## Entries with chart source code
** start **

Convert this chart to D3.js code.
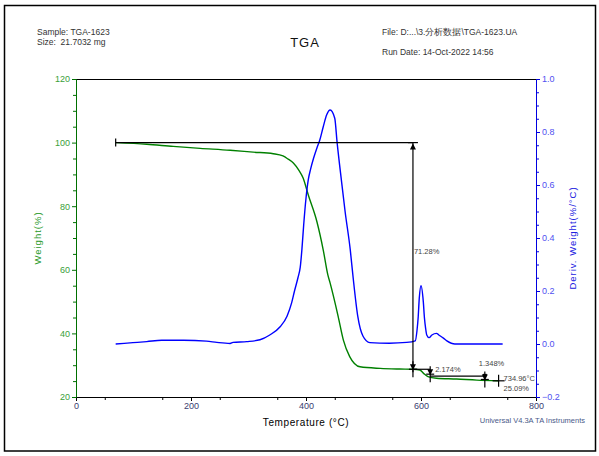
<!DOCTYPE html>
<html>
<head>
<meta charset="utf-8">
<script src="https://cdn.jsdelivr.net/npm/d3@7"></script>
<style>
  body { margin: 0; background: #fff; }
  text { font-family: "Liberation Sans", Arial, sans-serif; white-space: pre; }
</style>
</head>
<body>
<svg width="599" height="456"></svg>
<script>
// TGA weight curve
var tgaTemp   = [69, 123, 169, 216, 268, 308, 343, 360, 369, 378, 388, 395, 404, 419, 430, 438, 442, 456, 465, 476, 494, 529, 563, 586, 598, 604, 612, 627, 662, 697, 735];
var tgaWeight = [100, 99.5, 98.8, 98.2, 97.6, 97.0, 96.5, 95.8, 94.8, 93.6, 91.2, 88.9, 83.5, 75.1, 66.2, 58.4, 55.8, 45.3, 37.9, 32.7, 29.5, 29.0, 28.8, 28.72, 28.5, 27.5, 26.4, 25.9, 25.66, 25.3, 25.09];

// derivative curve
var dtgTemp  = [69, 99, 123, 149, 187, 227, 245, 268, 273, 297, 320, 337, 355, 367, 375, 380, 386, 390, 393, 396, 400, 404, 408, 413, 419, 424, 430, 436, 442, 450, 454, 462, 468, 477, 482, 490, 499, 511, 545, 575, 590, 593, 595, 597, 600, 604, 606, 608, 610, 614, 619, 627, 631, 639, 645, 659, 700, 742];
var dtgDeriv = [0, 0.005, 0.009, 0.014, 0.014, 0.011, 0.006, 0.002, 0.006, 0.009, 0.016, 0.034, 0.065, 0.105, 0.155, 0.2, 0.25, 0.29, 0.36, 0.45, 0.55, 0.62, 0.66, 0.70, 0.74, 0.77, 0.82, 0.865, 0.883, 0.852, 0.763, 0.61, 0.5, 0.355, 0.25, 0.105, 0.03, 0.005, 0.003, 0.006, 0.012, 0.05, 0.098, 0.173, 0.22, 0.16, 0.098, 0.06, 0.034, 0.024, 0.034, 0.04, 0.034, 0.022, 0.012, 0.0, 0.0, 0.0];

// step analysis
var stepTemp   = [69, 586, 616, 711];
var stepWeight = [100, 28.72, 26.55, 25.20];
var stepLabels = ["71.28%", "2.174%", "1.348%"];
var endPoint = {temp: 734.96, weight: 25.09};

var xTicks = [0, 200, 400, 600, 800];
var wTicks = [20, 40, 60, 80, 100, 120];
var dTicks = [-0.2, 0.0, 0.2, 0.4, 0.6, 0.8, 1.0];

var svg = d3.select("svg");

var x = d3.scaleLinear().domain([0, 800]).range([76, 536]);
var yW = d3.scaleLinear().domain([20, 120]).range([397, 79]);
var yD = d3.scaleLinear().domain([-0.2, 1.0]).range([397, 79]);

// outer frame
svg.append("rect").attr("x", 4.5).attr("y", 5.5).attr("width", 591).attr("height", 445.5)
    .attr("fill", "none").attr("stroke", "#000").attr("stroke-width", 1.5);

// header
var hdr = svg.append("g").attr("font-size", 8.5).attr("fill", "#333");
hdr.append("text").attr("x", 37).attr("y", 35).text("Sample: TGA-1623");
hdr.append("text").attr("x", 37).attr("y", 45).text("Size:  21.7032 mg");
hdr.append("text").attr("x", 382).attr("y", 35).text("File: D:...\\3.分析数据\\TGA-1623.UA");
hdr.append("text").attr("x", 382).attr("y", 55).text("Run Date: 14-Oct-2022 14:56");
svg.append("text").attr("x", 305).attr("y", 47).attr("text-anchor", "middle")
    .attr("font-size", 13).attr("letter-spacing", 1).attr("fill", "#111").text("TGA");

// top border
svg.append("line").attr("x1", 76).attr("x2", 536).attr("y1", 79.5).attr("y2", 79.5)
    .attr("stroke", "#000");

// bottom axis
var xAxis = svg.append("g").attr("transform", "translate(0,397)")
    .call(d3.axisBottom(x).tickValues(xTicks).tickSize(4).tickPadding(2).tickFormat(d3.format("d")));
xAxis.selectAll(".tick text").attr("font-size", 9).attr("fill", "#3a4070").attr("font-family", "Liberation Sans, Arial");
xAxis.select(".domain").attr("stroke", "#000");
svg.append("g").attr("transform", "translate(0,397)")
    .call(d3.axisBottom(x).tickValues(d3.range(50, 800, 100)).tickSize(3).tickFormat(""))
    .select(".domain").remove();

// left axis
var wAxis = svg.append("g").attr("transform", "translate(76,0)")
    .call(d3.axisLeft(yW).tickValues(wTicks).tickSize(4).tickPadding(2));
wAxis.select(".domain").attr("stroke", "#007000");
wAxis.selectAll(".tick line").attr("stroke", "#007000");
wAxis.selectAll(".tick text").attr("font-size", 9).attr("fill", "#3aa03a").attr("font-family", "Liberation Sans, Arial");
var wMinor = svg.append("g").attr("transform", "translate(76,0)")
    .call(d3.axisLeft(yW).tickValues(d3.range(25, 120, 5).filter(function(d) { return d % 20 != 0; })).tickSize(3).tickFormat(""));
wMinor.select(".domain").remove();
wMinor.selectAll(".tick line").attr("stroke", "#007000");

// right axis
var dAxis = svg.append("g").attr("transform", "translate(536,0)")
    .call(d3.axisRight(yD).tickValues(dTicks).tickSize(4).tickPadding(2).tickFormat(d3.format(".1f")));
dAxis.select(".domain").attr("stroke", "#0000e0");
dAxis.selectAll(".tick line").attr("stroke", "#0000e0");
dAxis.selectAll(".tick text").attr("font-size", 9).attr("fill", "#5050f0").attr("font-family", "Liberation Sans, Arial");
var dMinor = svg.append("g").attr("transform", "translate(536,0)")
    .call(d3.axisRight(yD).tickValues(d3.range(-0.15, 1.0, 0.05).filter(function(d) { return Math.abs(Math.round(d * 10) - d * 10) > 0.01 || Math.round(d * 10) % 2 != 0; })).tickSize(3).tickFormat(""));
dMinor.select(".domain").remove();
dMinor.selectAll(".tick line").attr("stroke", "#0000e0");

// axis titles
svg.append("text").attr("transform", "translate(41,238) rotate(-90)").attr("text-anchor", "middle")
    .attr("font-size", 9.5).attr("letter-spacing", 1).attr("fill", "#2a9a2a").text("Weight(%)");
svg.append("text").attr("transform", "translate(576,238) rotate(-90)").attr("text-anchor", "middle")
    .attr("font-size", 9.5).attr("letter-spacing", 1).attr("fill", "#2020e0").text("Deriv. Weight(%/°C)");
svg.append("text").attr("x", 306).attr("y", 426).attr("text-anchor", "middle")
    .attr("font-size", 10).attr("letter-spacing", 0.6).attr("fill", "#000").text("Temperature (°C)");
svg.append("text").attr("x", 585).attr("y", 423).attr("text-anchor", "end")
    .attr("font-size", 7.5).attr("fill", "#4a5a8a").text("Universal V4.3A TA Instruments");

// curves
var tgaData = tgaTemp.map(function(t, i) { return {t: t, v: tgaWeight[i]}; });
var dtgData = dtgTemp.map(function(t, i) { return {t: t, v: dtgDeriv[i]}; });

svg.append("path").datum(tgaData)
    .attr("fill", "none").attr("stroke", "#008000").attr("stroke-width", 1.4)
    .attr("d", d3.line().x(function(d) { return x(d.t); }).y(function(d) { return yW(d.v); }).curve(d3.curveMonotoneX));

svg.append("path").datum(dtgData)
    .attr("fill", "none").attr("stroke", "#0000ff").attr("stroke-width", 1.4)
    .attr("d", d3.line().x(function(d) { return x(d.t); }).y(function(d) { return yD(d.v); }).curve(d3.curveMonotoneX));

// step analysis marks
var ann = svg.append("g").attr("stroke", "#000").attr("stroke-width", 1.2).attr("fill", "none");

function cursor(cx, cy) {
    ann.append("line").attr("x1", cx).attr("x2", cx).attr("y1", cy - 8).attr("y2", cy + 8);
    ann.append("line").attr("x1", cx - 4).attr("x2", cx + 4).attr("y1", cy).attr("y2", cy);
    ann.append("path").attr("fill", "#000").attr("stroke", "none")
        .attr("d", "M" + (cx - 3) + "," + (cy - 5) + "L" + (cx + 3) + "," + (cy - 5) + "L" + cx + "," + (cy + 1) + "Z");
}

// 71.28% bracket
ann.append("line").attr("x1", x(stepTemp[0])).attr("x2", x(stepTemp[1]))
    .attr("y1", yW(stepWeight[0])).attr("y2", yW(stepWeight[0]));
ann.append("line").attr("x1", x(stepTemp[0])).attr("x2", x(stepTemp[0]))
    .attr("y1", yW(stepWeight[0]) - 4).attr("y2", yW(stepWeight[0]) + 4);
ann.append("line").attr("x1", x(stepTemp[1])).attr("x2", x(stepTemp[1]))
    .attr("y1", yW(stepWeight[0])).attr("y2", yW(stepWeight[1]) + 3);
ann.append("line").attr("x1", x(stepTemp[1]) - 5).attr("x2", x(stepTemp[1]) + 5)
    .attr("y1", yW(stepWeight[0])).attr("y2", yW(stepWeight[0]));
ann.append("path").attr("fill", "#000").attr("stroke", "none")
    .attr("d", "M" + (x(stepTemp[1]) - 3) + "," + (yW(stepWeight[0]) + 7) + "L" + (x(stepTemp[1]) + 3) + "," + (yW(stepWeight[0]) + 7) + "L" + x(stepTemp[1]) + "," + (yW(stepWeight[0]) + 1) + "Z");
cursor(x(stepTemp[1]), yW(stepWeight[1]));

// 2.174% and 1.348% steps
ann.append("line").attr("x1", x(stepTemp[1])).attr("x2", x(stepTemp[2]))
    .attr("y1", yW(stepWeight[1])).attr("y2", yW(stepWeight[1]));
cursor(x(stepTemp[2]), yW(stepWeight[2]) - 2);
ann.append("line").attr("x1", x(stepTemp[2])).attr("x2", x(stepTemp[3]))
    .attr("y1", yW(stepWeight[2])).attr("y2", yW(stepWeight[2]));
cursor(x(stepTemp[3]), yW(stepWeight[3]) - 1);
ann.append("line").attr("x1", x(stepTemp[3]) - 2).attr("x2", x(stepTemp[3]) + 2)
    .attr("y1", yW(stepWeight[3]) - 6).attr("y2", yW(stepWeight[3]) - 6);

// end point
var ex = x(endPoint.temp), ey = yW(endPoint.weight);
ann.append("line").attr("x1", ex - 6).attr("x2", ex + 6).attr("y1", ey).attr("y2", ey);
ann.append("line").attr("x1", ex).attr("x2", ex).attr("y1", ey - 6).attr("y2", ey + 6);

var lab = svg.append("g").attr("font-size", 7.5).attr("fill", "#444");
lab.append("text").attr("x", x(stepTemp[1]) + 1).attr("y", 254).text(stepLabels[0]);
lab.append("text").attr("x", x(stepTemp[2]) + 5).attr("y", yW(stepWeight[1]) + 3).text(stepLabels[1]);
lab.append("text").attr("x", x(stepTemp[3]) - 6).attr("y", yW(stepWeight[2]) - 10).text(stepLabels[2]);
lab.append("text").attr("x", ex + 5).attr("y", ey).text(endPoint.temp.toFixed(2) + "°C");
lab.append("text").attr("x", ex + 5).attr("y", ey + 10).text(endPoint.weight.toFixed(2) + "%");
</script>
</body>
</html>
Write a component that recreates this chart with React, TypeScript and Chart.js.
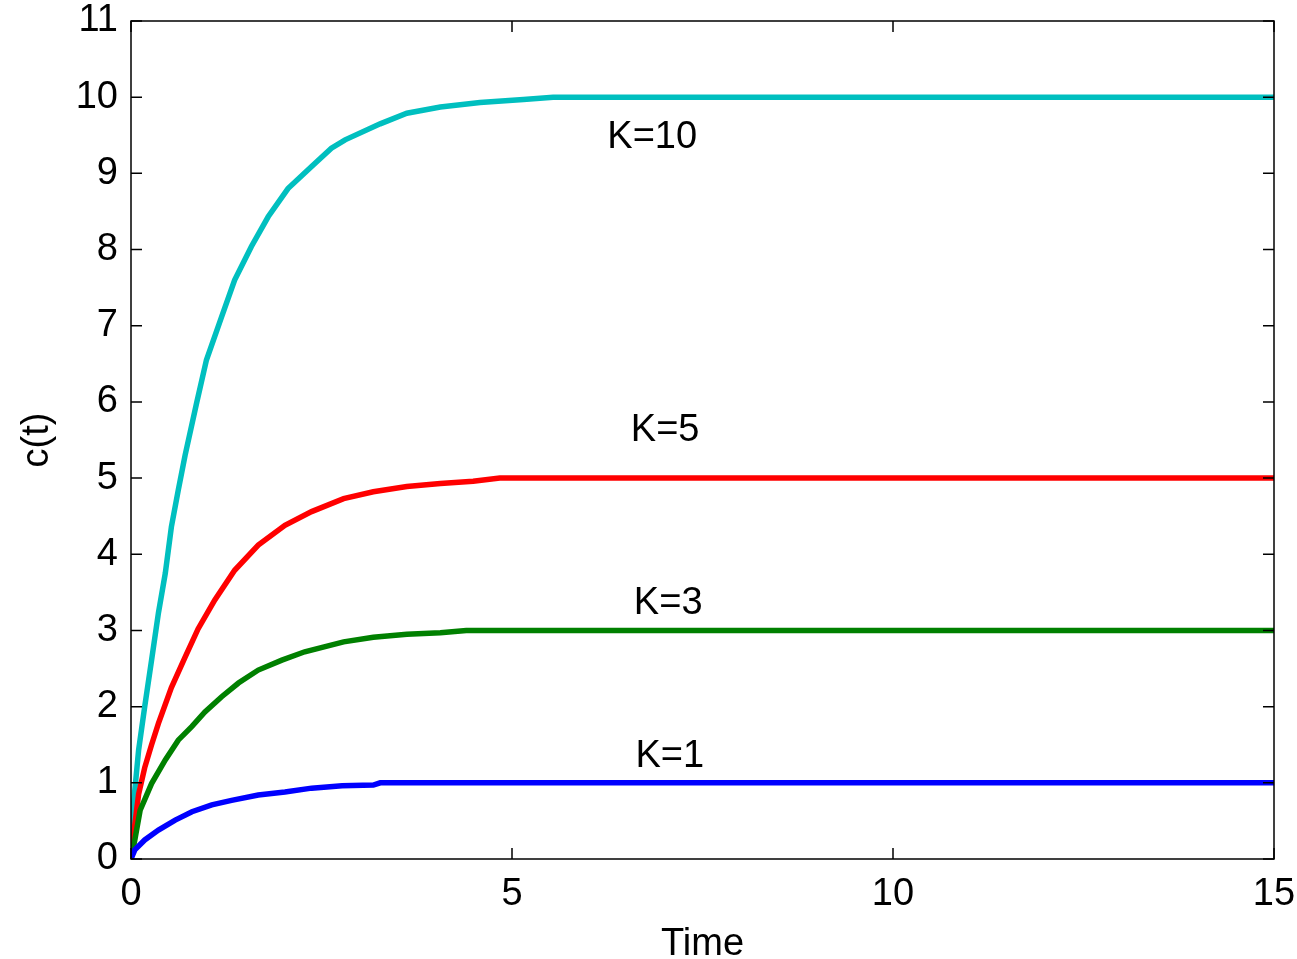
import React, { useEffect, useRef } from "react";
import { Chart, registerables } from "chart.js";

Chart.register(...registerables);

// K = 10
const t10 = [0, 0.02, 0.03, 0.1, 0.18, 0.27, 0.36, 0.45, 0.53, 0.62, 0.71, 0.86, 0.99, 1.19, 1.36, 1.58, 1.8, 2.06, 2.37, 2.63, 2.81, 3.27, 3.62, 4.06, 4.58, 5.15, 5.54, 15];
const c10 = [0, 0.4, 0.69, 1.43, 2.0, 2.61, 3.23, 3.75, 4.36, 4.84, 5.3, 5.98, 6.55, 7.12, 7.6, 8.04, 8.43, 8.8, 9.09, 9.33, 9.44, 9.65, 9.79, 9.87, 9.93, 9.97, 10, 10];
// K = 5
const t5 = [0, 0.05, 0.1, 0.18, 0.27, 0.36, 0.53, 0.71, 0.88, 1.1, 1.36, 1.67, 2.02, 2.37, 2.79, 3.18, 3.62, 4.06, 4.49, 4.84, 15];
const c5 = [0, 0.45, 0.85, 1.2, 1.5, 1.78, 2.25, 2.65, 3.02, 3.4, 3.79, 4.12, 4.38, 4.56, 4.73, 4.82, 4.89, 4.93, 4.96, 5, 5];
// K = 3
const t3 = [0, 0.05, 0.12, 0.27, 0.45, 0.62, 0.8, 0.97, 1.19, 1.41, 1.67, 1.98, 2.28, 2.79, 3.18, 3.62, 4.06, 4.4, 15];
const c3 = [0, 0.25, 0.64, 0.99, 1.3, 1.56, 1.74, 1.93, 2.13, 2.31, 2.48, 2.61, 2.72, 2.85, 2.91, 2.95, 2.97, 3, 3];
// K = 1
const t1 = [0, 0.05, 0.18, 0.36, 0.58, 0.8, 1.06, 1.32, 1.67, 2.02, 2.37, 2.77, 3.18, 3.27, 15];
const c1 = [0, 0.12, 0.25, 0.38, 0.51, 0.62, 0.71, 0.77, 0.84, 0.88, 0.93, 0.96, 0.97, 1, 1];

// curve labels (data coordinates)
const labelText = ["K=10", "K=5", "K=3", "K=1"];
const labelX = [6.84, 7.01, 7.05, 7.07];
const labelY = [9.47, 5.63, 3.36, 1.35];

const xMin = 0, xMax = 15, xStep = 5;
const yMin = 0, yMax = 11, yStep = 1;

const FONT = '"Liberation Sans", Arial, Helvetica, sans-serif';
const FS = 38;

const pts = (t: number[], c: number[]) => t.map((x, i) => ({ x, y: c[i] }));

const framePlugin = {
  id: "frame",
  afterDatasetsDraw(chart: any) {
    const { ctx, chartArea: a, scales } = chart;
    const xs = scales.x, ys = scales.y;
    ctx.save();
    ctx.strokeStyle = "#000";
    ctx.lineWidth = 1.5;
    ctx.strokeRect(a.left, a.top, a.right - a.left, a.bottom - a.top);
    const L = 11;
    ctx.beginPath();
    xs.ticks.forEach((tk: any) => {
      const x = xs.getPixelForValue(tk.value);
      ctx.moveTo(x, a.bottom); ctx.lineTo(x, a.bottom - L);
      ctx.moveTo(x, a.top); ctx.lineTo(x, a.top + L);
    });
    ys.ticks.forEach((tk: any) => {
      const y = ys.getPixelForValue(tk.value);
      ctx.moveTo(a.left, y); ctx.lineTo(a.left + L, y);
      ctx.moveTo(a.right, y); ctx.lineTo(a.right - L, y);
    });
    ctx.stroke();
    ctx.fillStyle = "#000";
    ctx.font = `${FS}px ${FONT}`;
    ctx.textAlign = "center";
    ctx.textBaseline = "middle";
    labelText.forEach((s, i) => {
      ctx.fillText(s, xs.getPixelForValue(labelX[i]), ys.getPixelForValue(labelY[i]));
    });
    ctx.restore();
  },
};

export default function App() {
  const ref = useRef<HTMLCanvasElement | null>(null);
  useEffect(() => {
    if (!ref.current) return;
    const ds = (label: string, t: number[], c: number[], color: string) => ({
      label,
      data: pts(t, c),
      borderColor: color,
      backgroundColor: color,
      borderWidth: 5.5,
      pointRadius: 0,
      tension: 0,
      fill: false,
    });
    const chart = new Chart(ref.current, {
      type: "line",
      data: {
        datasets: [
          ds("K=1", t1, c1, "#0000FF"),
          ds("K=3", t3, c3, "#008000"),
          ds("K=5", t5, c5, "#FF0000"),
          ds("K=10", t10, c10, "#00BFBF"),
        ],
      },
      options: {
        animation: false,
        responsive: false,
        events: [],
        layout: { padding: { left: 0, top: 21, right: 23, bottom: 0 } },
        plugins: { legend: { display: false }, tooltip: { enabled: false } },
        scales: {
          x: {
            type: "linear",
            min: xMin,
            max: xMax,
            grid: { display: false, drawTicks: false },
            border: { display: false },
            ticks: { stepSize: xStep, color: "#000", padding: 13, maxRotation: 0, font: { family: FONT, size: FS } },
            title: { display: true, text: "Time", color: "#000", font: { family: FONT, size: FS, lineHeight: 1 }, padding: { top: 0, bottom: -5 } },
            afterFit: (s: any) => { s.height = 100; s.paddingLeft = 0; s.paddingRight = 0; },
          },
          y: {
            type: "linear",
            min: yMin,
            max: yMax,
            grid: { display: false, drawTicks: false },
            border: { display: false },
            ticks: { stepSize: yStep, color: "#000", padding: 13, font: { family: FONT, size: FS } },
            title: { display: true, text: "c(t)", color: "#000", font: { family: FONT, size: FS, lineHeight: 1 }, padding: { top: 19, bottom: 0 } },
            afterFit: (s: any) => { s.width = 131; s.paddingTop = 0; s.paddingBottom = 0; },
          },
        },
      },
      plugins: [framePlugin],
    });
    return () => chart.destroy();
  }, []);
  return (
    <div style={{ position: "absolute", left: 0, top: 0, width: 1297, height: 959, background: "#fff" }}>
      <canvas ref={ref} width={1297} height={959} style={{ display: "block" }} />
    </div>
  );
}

** end **

## WHAT TO PRODUCE
Give again, word for word, only the lines starting at the line with "Write a component" and ending at the line with "const pts = (t: number[], c: number[])", keeping both end lines; pictures stay out.

## ANSWER
Write a component that recreates this chart with React, TypeScript and Chart.js.
import React, { useEffect, useRef } from "react";
import { Chart, registerables } from "chart.js";

Chart.register(...registerables);

// K = 10
const t10 = [0, 0.02, 0.03, 0.1, 0.18, 0.27, 0.36, 0.45, 0.53, 0.62, 0.71, 0.86, 0.99, 1.19, 1.36, 1.58, 1.8, 2.06, 2.37, 2.63, 2.81, 3.27, 3.62, 4.06, 4.58, 5.15, 5.54, 15];
const c10 = [0, 0.4, 0.69, 1.43, 2.0, 2.61, 3.23, 3.75, 4.36, 4.84, 5.3, 5.98, 6.55, 7.12, 7.6, 8.04, 8.43, 8.8, 9.09, 9.33, 9.44, 9.65, 9.79, 9.87, 9.93, 9.97, 10, 10];
// K = 5
const t5 = [0, 0.05, 0.1, 0.18, 0.27, 0.36, 0.53, 0.71, 0.88, 1.1, 1.36, 1.67, 2.02, 2.37, 2.79, 3.18, 3.62, 4.06, 4.49, 4.84, 15];
const c5 = [0, 0.45, 0.85, 1.2, 1.5, 1.78, 2.25, 2.65, 3.02, 3.4, 3.79, 4.12, 4.38, 4.56, 4.73, 4.82, 4.89, 4.93, 4.96, 5, 5];
// K = 3
const t3 = [0, 0.05, 0.12, 0.27, 0.45, 0.62, 0.8, 0.97, 1.19, 1.41, 1.67, 1.98, 2.28, 2.79, 3.18, 3.62, 4.06, 4.4, 15];
const c3 = [0, 0.25, 0.64, 0.99, 1.3, 1.56, 1.74, 1.93, 2.13, 2.31, 2.48, 2.61, 2.72, 2.85, 2.91, 2.95, 2.97, 3, 3];
// K = 1
const t1 = [0, 0.05, 0.18, 0.36, 0.58, 0.8, 1.06, 1.32, 1.67, 2.02, 2.37, 2.77, 3.18, 3.27, 15];
const c1 = [0, 0.12, 0.25, 0.38, 0.51, 0.62, 0.71, 0.77, 0.84, 0.88, 0.93, 0.96, 0.97, 1, 1];

// curve labels (data coordinates)
const labelText = ["K=10", "K=5", "K=3", "K=1"];
const labelX = [6.84, 7.01, 7.05, 7.07];
const labelY = [9.47, 5.63, 3.36, 1.35];

const xMin = 0, xMax = 15, xStep = 5;
const yMin = 0, yMax = 11, yStep = 1;

const FONT = '"Liberation Sans", Arial, Helvetica, sans-serif';
const FS = 38;

const pts = (t: number[], c: number[]) => t.map((x, i) => ({ x, y: c[i] }));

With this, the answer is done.